----- GIVEN MATERIAL
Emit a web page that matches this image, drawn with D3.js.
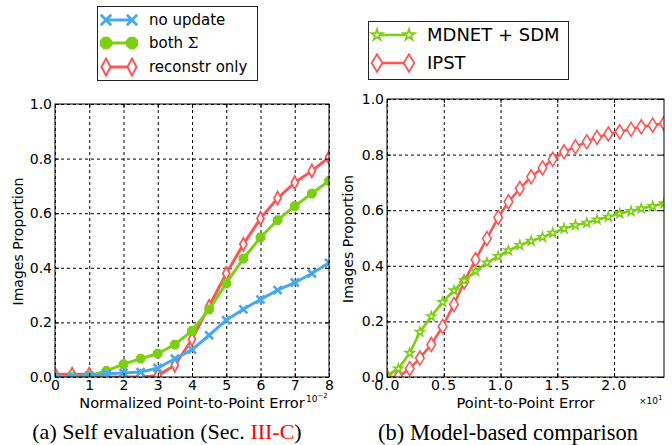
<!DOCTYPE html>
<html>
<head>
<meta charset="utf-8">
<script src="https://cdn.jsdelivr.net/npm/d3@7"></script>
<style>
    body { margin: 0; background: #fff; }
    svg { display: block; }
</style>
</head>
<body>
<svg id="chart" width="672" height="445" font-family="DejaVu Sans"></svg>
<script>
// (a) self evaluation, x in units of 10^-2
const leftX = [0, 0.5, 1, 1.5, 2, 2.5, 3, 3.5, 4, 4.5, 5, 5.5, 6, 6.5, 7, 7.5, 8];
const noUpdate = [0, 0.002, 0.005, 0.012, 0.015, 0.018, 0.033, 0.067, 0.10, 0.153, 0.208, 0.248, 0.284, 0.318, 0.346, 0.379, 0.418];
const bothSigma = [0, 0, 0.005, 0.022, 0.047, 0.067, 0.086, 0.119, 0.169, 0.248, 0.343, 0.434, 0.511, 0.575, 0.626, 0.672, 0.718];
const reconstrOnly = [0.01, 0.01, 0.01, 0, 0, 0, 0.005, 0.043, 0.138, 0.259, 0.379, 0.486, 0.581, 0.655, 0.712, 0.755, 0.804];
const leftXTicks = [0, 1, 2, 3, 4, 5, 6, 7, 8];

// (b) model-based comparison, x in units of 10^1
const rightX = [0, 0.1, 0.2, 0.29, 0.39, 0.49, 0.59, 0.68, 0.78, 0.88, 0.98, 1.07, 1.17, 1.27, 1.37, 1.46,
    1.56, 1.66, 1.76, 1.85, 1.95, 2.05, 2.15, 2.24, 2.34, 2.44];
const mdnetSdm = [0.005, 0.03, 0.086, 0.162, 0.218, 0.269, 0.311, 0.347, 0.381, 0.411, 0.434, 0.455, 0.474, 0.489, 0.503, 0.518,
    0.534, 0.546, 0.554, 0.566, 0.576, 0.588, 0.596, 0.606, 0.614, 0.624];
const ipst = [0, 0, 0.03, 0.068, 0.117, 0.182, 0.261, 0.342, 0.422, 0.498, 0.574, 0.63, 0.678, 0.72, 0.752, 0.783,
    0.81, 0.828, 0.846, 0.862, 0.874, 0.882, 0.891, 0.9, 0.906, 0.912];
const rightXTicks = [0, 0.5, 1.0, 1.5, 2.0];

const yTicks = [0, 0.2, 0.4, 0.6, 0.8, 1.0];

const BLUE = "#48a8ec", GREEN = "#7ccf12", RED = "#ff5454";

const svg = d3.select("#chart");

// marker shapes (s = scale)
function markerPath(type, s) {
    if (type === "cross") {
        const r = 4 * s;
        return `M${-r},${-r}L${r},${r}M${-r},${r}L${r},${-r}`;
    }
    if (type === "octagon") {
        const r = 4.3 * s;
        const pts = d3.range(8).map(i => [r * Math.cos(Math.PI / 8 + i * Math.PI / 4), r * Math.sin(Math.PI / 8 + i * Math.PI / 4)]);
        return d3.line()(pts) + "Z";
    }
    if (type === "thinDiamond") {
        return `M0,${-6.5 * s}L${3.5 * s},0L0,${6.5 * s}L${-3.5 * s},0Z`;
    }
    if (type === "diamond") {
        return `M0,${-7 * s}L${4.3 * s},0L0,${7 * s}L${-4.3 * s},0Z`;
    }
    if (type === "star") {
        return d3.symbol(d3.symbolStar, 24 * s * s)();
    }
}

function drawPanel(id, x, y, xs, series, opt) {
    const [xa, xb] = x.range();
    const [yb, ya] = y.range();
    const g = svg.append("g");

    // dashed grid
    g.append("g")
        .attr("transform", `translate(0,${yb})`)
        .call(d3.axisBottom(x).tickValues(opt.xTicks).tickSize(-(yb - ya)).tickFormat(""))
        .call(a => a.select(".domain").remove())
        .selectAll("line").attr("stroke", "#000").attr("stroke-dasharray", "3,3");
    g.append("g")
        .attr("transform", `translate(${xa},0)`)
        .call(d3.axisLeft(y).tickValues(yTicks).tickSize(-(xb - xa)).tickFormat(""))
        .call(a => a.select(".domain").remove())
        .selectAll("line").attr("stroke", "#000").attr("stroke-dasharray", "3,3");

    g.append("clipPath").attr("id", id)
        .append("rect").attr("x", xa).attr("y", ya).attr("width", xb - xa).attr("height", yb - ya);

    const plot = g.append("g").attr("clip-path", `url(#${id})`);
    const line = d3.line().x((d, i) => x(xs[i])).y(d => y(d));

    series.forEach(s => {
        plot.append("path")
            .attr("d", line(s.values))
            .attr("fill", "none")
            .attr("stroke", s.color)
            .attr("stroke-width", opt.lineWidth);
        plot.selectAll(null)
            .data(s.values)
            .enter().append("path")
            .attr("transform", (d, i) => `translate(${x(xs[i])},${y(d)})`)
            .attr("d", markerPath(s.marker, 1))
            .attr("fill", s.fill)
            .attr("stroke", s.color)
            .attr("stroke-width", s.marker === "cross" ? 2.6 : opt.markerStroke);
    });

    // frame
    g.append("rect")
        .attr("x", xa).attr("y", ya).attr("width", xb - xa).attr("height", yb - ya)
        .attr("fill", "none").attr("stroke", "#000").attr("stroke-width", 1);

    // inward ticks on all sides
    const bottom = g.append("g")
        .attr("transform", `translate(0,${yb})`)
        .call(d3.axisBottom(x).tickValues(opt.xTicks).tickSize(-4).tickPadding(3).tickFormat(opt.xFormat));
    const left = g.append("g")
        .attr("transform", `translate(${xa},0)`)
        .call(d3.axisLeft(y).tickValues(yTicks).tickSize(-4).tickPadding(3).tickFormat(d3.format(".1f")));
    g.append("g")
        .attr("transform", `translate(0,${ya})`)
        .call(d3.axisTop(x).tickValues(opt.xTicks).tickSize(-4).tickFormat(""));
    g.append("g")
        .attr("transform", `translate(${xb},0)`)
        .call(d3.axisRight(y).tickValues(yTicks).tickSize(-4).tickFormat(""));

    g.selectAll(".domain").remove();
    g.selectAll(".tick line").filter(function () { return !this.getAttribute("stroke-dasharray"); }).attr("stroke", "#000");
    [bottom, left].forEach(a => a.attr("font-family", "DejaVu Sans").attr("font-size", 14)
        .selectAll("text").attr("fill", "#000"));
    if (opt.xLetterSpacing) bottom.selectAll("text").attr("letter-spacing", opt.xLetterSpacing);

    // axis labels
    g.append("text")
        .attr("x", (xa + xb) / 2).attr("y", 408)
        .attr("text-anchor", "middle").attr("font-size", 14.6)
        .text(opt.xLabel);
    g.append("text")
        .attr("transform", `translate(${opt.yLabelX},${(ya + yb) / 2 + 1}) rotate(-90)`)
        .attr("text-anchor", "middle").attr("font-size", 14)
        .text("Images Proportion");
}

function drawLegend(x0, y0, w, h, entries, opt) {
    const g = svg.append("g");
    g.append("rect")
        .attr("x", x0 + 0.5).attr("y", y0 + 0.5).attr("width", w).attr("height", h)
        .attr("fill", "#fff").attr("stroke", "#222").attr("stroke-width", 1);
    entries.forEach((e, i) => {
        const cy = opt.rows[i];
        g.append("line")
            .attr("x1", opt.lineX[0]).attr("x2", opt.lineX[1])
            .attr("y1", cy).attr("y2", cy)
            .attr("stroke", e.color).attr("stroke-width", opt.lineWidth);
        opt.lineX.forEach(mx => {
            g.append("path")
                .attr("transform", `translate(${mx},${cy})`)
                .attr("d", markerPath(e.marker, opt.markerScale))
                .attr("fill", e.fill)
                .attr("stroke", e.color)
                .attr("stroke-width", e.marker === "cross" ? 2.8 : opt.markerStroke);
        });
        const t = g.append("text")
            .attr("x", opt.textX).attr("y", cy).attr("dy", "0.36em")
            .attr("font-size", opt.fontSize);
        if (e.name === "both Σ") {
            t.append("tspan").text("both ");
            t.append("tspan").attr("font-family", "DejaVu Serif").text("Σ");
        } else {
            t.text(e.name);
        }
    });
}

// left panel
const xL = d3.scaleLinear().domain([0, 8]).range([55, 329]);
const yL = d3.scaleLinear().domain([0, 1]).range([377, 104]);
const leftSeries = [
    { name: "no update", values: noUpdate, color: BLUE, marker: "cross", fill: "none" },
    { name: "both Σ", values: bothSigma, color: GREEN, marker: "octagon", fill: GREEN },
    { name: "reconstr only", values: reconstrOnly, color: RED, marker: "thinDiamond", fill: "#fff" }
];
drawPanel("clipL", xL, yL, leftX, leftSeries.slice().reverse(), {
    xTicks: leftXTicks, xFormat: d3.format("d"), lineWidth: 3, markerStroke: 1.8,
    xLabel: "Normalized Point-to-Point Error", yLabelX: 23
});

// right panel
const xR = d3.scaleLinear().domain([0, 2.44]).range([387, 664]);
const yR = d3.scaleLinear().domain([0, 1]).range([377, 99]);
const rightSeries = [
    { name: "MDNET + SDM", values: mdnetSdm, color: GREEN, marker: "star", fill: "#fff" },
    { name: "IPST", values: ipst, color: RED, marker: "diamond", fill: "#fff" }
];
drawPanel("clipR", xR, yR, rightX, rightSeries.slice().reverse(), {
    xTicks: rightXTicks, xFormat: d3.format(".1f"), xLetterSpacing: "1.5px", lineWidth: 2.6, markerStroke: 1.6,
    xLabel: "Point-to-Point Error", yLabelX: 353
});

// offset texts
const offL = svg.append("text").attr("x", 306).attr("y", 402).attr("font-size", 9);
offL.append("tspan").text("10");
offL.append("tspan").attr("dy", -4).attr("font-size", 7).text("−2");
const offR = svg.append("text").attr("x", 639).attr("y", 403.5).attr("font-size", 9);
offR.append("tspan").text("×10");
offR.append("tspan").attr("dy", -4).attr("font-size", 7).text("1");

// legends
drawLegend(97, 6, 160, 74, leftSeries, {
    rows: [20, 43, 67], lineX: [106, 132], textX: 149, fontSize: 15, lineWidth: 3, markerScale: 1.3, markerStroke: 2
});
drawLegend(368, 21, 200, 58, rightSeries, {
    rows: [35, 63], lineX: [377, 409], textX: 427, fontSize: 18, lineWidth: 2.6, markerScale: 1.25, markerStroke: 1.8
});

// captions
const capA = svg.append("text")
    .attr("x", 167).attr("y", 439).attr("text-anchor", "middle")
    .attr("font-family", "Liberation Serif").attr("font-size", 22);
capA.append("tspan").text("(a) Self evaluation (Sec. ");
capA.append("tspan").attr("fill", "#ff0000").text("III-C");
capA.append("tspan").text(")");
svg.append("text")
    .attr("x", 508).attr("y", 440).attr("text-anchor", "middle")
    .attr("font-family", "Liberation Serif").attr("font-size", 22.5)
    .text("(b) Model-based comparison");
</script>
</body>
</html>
----------
| WHAT THE TASK REQUIRES |
Identify and copy the lines holding the word "this".

| TASK OUTPUT |
Emit a web page that matches this image, drawn with D3.js.
    g.selectAll(".tick line").filter(function () { return !this.getAttribute("stroke-dasharray"); }).attr("stroke", "#000");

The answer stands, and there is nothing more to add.